Simulating Heat Transfer in a Parabolic Trough concentrating Solar collector receiver
 
Hi all,
I am currently trying to simulate radiative heat transfer in a solar collector receiver using Fluent. The collector consists of multiple solid and fluid zones, the outer glass tube, the evacuated annulus region, an inner glass tube and the fluid medium through which the heat transfer fluid is circulated.

The heat transfer fluid inlet temperature is 50 degrees celsius and I am hoping to gain an outlet temperature of at least 250 degrees celsius.

I would like to apply a direct solar irradiance of 32000 W/m2 to the outer glass tube and allow the solver to compute the intensity attenuation throughout the domain to find the heat transfer due to this concentrated solar insolation.

Currently i am experiencing a number of problems

- Trying to represent an evacuated region using a created vacuum material causes an error in the AMG solver

- using small values for the density and near infite values for the specific heating capacity to resemble a vacuum results in all of the heat being dissipated in the vacuum and the inner tube and fluid remain at 50 degrees celsius

-Although i have applied direct radiation of 32000 W/m2 in the radiation tab on boundary conditions, its higher than this in regions within the domain although radiation should be scattered and absorbed by the glass as it travels through the domain

Is this simulation possible using this software?
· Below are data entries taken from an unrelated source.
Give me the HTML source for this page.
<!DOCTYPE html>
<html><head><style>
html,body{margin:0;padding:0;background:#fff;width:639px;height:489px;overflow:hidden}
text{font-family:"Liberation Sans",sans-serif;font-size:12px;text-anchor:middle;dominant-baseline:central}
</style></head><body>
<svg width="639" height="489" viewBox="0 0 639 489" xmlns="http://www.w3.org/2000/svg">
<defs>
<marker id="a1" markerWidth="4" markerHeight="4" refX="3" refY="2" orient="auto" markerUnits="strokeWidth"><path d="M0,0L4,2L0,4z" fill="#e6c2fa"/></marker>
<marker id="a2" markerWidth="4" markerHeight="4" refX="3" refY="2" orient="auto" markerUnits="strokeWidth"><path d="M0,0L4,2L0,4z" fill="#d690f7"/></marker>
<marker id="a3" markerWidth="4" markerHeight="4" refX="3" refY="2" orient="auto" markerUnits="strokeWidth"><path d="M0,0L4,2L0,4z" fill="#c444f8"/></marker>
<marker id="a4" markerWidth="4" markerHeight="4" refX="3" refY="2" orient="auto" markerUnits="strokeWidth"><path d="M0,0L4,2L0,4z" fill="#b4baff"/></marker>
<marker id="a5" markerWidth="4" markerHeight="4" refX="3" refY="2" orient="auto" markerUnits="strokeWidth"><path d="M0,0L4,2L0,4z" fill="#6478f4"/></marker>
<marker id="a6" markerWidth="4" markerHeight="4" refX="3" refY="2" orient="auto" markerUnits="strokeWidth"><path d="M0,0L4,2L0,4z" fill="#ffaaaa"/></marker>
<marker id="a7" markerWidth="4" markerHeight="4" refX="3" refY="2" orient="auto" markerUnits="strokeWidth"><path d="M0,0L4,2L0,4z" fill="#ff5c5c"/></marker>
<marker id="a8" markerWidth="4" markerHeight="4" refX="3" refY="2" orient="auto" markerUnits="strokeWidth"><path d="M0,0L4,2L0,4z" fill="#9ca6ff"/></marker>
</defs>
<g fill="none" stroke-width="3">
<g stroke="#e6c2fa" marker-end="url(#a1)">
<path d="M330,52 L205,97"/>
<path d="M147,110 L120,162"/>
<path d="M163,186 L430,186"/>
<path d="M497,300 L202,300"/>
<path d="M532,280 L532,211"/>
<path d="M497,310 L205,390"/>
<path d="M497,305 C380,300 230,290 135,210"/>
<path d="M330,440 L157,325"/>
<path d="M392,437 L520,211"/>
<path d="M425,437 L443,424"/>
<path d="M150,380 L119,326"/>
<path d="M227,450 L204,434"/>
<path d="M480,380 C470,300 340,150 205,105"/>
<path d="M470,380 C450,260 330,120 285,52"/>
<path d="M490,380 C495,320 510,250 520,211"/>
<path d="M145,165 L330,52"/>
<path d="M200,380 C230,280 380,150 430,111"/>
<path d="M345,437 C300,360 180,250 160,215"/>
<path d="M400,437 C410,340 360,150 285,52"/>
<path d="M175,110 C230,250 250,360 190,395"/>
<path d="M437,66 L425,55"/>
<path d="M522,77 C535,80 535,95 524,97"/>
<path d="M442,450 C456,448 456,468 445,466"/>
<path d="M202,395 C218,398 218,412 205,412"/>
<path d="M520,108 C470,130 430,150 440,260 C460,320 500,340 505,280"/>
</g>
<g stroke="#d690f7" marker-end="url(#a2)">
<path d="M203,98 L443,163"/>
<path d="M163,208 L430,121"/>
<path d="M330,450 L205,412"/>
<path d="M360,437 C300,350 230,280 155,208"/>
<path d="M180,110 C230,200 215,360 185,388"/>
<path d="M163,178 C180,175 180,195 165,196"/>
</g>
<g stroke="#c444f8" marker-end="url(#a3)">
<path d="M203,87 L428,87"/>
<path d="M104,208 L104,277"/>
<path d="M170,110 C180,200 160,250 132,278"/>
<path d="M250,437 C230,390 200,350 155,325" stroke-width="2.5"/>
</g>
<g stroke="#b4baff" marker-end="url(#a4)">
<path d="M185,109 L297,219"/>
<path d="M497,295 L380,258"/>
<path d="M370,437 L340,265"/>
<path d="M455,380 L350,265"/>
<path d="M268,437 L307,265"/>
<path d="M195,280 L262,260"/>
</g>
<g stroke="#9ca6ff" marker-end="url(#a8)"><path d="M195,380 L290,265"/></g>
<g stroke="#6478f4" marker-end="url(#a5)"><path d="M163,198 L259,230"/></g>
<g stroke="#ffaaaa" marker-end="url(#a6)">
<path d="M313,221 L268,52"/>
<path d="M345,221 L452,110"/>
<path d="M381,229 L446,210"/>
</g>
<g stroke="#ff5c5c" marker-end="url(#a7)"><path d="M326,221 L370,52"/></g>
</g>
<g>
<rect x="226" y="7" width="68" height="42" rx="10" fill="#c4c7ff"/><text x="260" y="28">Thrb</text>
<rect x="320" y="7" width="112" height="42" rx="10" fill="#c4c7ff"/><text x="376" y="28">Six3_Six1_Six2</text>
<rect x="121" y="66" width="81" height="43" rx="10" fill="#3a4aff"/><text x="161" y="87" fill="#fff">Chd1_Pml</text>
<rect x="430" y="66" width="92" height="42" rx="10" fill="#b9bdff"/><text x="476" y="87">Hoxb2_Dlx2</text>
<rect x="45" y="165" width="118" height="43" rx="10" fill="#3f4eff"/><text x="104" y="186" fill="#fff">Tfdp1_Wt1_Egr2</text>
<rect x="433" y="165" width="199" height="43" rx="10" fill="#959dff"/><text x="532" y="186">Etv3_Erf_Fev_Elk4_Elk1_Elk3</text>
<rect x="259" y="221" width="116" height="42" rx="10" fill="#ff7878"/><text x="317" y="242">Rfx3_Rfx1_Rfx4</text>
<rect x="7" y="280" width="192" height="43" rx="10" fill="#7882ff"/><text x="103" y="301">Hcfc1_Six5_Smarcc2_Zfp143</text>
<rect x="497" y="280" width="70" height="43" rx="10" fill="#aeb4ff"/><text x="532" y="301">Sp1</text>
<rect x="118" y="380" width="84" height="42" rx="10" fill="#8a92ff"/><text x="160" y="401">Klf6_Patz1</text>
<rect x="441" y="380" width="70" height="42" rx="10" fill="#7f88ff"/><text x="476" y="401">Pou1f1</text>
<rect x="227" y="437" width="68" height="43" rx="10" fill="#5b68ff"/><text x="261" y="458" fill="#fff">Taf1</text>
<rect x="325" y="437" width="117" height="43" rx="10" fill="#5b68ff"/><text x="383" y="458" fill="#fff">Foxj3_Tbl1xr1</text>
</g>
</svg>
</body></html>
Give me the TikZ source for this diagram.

Is there anything fundamental that i may be missing? Can anyone help me?

If you require any further model description please let me know

Kind Regards
Ashley

dsking December 10, 2012 11:02

I have also tried to use radiation models in fluent to no avail. This problem sounds similar to simulating a greenhouse, maybe you could search for greenhouse simulations with radiation models and get some hints from those.

Also you could try to model the vacuum as a semi-transparent solid with a very large Cp and small k. Sounds like a fun problem though, good luck.